Please restate, exactly as written, the lines running from the beginning of the material through the line that has "plt.rcParams['font.family'] = ['Noto" in it.

---+---

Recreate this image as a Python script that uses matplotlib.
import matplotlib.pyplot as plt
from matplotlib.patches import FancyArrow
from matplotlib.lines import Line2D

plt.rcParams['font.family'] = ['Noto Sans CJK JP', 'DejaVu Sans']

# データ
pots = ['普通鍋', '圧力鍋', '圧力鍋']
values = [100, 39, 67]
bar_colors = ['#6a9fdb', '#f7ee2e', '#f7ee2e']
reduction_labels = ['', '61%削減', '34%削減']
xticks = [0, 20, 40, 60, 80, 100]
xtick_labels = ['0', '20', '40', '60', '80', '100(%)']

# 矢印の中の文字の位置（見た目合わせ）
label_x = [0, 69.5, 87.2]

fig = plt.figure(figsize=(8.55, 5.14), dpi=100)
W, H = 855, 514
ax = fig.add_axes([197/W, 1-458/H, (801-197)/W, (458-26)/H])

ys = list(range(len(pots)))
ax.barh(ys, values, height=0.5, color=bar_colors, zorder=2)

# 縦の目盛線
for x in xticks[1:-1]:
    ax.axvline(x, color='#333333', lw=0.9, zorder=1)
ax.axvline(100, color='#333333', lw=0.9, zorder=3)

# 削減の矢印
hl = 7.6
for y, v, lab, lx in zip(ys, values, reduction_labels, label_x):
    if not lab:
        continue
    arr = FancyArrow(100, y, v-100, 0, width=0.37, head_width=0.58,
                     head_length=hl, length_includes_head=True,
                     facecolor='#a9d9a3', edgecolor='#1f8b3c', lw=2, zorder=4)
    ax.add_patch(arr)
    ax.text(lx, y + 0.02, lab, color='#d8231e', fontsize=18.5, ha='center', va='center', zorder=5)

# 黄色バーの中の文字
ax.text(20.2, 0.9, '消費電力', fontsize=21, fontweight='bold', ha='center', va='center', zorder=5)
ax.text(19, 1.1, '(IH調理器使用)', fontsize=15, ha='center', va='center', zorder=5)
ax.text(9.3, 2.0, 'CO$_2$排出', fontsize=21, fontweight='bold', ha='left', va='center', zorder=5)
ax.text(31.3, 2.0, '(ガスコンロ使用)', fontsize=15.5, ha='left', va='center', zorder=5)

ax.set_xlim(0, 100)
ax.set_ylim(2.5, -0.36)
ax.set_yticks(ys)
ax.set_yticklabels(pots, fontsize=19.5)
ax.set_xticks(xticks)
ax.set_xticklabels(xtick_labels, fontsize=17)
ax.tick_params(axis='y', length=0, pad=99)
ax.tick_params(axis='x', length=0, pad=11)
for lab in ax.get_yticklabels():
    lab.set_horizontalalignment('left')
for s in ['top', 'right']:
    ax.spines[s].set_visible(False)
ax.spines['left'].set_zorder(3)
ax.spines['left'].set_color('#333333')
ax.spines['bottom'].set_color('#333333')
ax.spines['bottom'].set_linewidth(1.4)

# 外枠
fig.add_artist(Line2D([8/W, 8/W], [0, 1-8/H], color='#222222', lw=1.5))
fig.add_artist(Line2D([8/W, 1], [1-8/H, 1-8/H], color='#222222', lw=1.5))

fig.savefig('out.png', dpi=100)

---+---

▶ **Exercise solution**:
Recreate this image as a Python script that uses matplotlib.
import matplotlib.pyplot as plt
from matplotlib.patches import FancyArrow
from matplotlib.lines import Line2D

plt.rcParams['font.family'] = ['Noto Sans CJK JP', 'DejaVu Sans']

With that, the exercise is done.